Cold Pitch Boss

Ten Principles That Keep You Out of the Trash

What separates a pitch that gets read from one that gets deleted in three seconds


Module 4 — Ten Principles That Keep You Out of the Trash

A senior executive sees roughly 120 emails a day. They make a triage decision on each one in about half a second. The decision is binary: read or delete. Your pitch loses or wins inside that half-second. Here is how to win it.

1. The pitch is about the recipient, not you

Your opening sentence should be a sentence the recipient would not be confused to receive. If it could have been sent to anyone, it will be deleted by everyone. Lead with something specific to them — their recent product launch, a hire they made, a problem visible on their website, a sentence they wrote in their newsletter last week. The pivot to you comes after the recipient has been given a reason to keep reading.

2. You’re solving a problem, not selling a service

There’s a tiny linguistic difference between I write SEO blogs and I’d love to be your blogger and Your blog hasn’t published in six weeks and your category is now ranking competitors above you for buying-intent keywords — I’d like to fix that. Recipients respond to the second one because it’s not asking them to make a vendor decision; it’s offering to solve something they’re already worried about. You haven’t actually said anything more about your services. You’ve just changed the frame.

3. Research is not optional, it’s the entire job

The single best predictor of whether a pitch will convert is how much specific information about the recipient it contains. Specificity comes from research. There is no shortcut. The agent in this course automates the search; it does not eliminate the need for it. If you spend an hour total writing pitches today, spend forty minutes researching and twenty minutes writing.

4. Personalize the things that matter

The recipient’s first name and company name are the floor of personalization, not the ceiling. Personalized means I would have to rewrite at least two paragraphs to send this pitch to a different company. If the only difference between your pitches is the name slot, you have written a template, not a pitch.

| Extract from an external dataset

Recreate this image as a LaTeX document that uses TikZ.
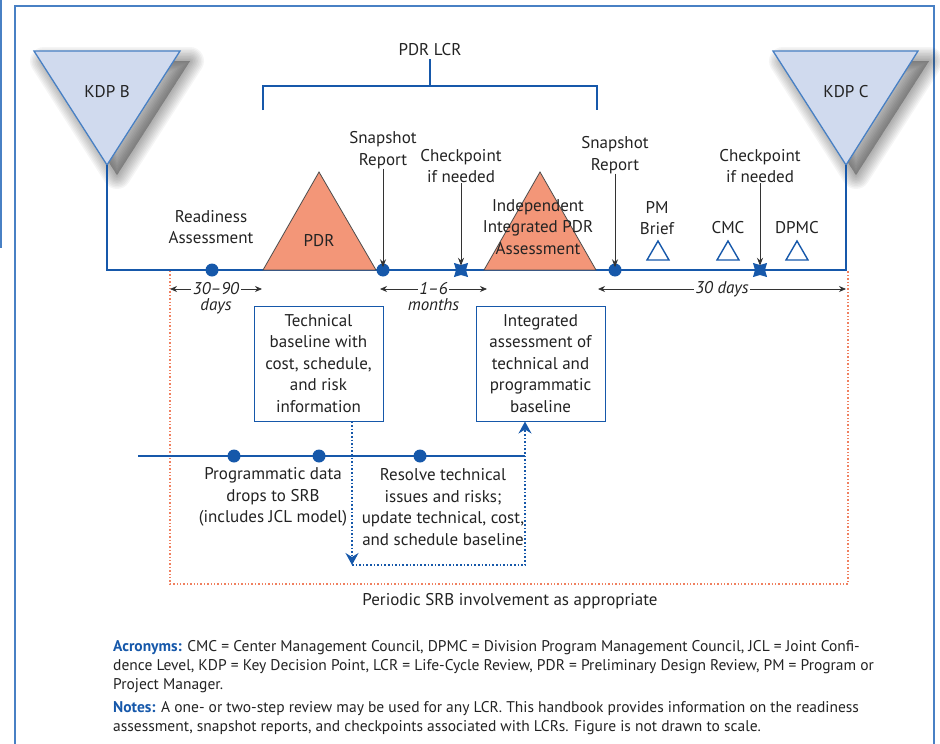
\documentclass[tikz,border=0pt]{standalone}
\usepackage{fontspec}
\setmainfont{PT Sans}
\usepackage{tikz}
\usetikzlibrary{positioning,shapes.geometric,arrows.meta}
\definecolor{lineblue}{RGB}{22,88,170}
\definecolor{frameblue}{RGB}{72,128,196}
\definecolor{kdpfill}{RGB}{208,218,238}
\definecolor{pdrfill}{RGB}{243,150,120}
\definecolor{srborange}{RGB}{240,128,96}
\definecolor{textgray}{RGB}{35,35,35}

\begin{document}
\begin{tikzpicture}[x=1pt,y=-1pt,
    every node/.style={font=\fontsize{17}{21.5}\selectfont, align=center, inner sep=0pt, text=textgray},
    frame/.style={draw=frameblue, line width=1.4pt},
    kdp/.style={draw=frameblue, fill=kdpfill, line width=1.3pt},
    review/.style={draw=black!70, fill=pdrfill, line width=0.8pt},
    smalltri/.style={draw=lineblue, line width=1.4pt},
    tline/.style={draw=lineblue, line width=2.2pt},
    dot/.style={circle, fill=lineblue, minimum size=13pt},
    chk/.style={star, star points=4, star point ratio=0.5, fill=lineblue, minimum size=10pt},
    pointer/.style={draw=black!80, line width=0.8pt, -{Stealth[length=8pt,width=6pt]}},
    dim/.style={draw=black!80, line width=0.8pt, {Stealth[length=7pt,width=6pt]}-{Stealth[length=7pt,width=6pt]}},
    infobox/.style={draw=lineblue, line width=1pt, minimum width=129pt, minimum height=115pt, fill=white},
    feedback/.style={draw=lineblue, line width=1.6pt, dotted, -{Stealth[length=12pt,width=13pt,inset=4pt]}},
    srb/.style={draw=srborange, line width=1.4pt, dotted},
    notetext/.style={anchor=north west, align=left, font=\fontsize{15.5}{19}\selectfont}
]
\useasboundingbox (0,0) rectangle (940,744);

% page frame
\draw[frame] (15,746) -- (15,6) -- (934,6) -- (934,746);
\draw[frame] (1,0) -- (1,248);

% key decision points (soft shadow first)
\foreach \dx in {0,739}
  \foreach \w in {28,25,22,19,16,13,10,7,4,1}
    \draw[black, opacity=0.04, line width=\w pt, line join=round, fill=black, fill opacity=0.03]
      (34+\dx+10,51+10) -- (180+\dx+10,51+10) -- (107+\dx+10,165+10) -- cycle;
\draw[kdp] (34,51) -- (180,51) -- (107,165) -- cycle;
\draw[kdp] (773,51) -- (918,51) -- (846,165) -- cycle;
\node (kdpb) at (107,92) {KDP B};
\node (kdpc) at (846,92) {KDP C};
\coordinate (kdpbtip) at (107,165);
\coordinate (kdpctip) at (846,165);

% SRB involvement
\draw[srb] (170,271) -- (170,584) -- (848,584) -- (848,271);
\node (srbtext) at (510,601) {Periodic SRB involvement as appropriate};

% main timeline
\draw[tline] (kdpbtip) -- (107,270) -- (846,270) -- (kdpctip);

% PDR LCR bracket
\node (lcr) at (430,50) {PDR LCR};
\draw[tline, line width=1.8pt] (263,110) -- (263,86) -- (597,86) -- (597,110);
\draw[tline, line width=1.8pt] (lcr.south) ++(0,3) -- (430,86);

% review triangles
\draw[review] (263,270) -- (319,172) -- (376,270) -- cycle;
\node (pdr) at (319,241) {PDR};
\draw[review] (484,270) -- (540,172) -- (596,270) -- cycle;
\node (ipa) at (538,227) {Independent\\Integrated PDR\\Assessment};

% events on timeline
\node[dot] (ra) at (212,270) {};
\node[dot] (ss1) at (383,270) {};
\node[dot] (ss2) at (615,270) {};
\node[chk] (cp1) at (461,270) {};
\node[chk] (cp2) at (760,270) {};
\node (ratext) at (211,227) {Readiness\\Assessment};
\node (ss1text) at (383,150) {Snapshot\\Report};
\node (ss2text) at (615,155) {Snapshot\\Report};
\node (cp1text) at (461,166) {Checkpoint\\if needed};
\node (cp2text) at (760,166) {Checkpoint\\if needed};
\draw[pointer] (ss1text) -- ([yshift=-4pt]ss1.north);
\draw[pointer] (ss2text) -- ([yshift=-4pt]ss2.north);
\draw[pointer] (cp1text) -- ([yshift=-1pt]cp1.north);
\draw[pointer] (cp2text) -- ([yshift=-1pt]cp2.north);

% management briefings
\foreach \x/\n in {658/pm,728/cmc,797/dpmc}
    \draw[smalltri] (\x,241) -- (\x-11,260) -- (\x+11,260) -- cycle;
\node (pmtext) at (657,218) {PM\\Brief};
\node (cmctext) at (728,228) {CMC};
\node (dpmctext) at (797,228) {DPMC};

% durations
\draw[dim] (170,289) -- node[fill=white, inner xsep=1.5pt] (d1) {\itshape 30--90} (262,289);
\node[below=3pt of d1] {\itshape days};
\draw[dim] (380,289) -- node[fill=white, inner xsep=1.5pt] (d2) {\itshape 1--6} (487,289);
\node[below=3pt of d2] {\itshape months};
\draw[dim] (598,289) -- node[fill=white, inner xsep=1.5pt] (d3) {\itshape 30 days} (846,289);

% baselines
\node[infobox] (tech) at (318.5,363.5) {Technical\\baseline with\\cost, schedule,\\and risk\\information};
\node[infobox] (integ) at (540.5,363.5) {Integrated\\assessment of\\technical and\\programmatic\\baseline};

% SRB data timeline
\draw[tline] (138,456) -- (525,456);
\foreach \x/\n in {234/pd1,319/pd2,420/rs}
    \node[dot] (\n) at (\x,456) {};
\node (drops) at (273,497) {Programmatic data\\drops to SRB\\(includes JCL model)};
\node (resolve) at (443,507) {Resolve technical\\issues and risks;\\update technical, cost,\\and schedule baseline};

\coordinate (fb1) at (352,565);
\coordinate (fb2) at (525,565);
\draw[feedback] (tech.south -| fb1) -- (fb1);
\draw[feedback] (fb1) -- (fb2) -- (integ.south -| fb2);

% notes
\node[notetext] (acro) at (113,640)
    {\textcolor{lineblue}{\bfseries Acronyms:} CMC = Center Management Council, DPMC = Division Program Management Council, JCL = Joint Confi-\\
     dence Level, KDP = Key Decision Point, LCR = Life-Cycle Review, PDR = Preliminary Design Review, PM = Program or\\
     Project Manager.};
\node[notetext] (notes) at (113,701)
    {\textcolor{lineblue}{\bfseries Notes:} A one- or two-step review may be used for any LCR. This handbook provides information on the readiness\\
     assessment, snapshot reports, and checkpoints associated with LCRs. Figure is not drawn to scale.};
\end{tikzpicture}
\end{document}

5. Tie the pitch to a recent event

A pitch lands much better when it can begin with “Saw [thing] last week — congrats” or “I noticed [new thing] you just launched.” These are called trigger events: funding rounds, hires, product launches, new fiscal quarter, expansion announcements, rebrand. They give your pitch a reason to exist now. Without one, your pitch is structurally interruption-y; with one, it’s structurally well-timed.

6. Treat the prospect as a peer

The tonal mistake almost every new pitcher makes is sounding either too small or too eager. Both signal “I need this contract more than you need this service.” The right tone is the tone of two professionals deciding whether to do business. You wrote a thing they might benefit from. They will reply or not. You are not asking permission; you are proposing collaboration.

7. Visible effort earns visible respect

The recipient can tell, very quickly, whether you put fifteen minutes or two minutes into the pitch. Three lines of customized context, one cited recent event, a sample link that’s relevant to their domain (not your full portfolio) — these take effort, and the recipient notices. Conversely, a pitch that’s clearly Ctrl+V with a name slot will be classified as such and trashed without harm to anyone’s conscience.

8. Match the channel to the recipient

If the recipient publishes on LinkedIn weekly, a DM there might land better than an email. If they’re an executive who lives in email, the DM will be ignored. If they’re a journalist, you pitch via their masthead’s email, not their personal Twitter. The channel is part of the pitch. Default to email unless you have a clear reason otherwise — email is the one inbox almost everyone reads at work.

9. Pre-empt the obvious objections

The recipient is going to think we don’t have budget for new writers right now or we already use an agency or who is this person. Address one of these in advance. Even if you’re working with someone — most teams I work with already had a writer — a second pair of eyes on the editorial calendar tends to surface ideas the inside team is too close to see. You’ve removed the objection before they raised it.

10. Be honest, and be willing to be ignored

There are sleazy patterns that work short-term and corrode trust long-term: fake-urgency closes (“just need an answer by tomorrow”), invented social proof, name-dropping people you’ve barely met, false scarcity, fake “I’m following up on our previous conversation” openers when there was no previous conversation. Do not do any of these. The recipient will notice, and the only thing you’ll have built is a reputation as a person to be wary of in a small industry.

A real cold pitcher accepts that most pitches will be ignored. The recipients who are best for you are the ones who could see through manipulative tactics, and that’s the population you want as clients.


These ten principles aren’t a checklist you tick off once. They’re a posture — once internalized, every pitch you write is structurally different from the pitches of people who don’t think about them. That posture, more than any specific tactic, is the difference between cold pitching as a freelancer’s lifeline and cold pitching as a freelancer’s chore.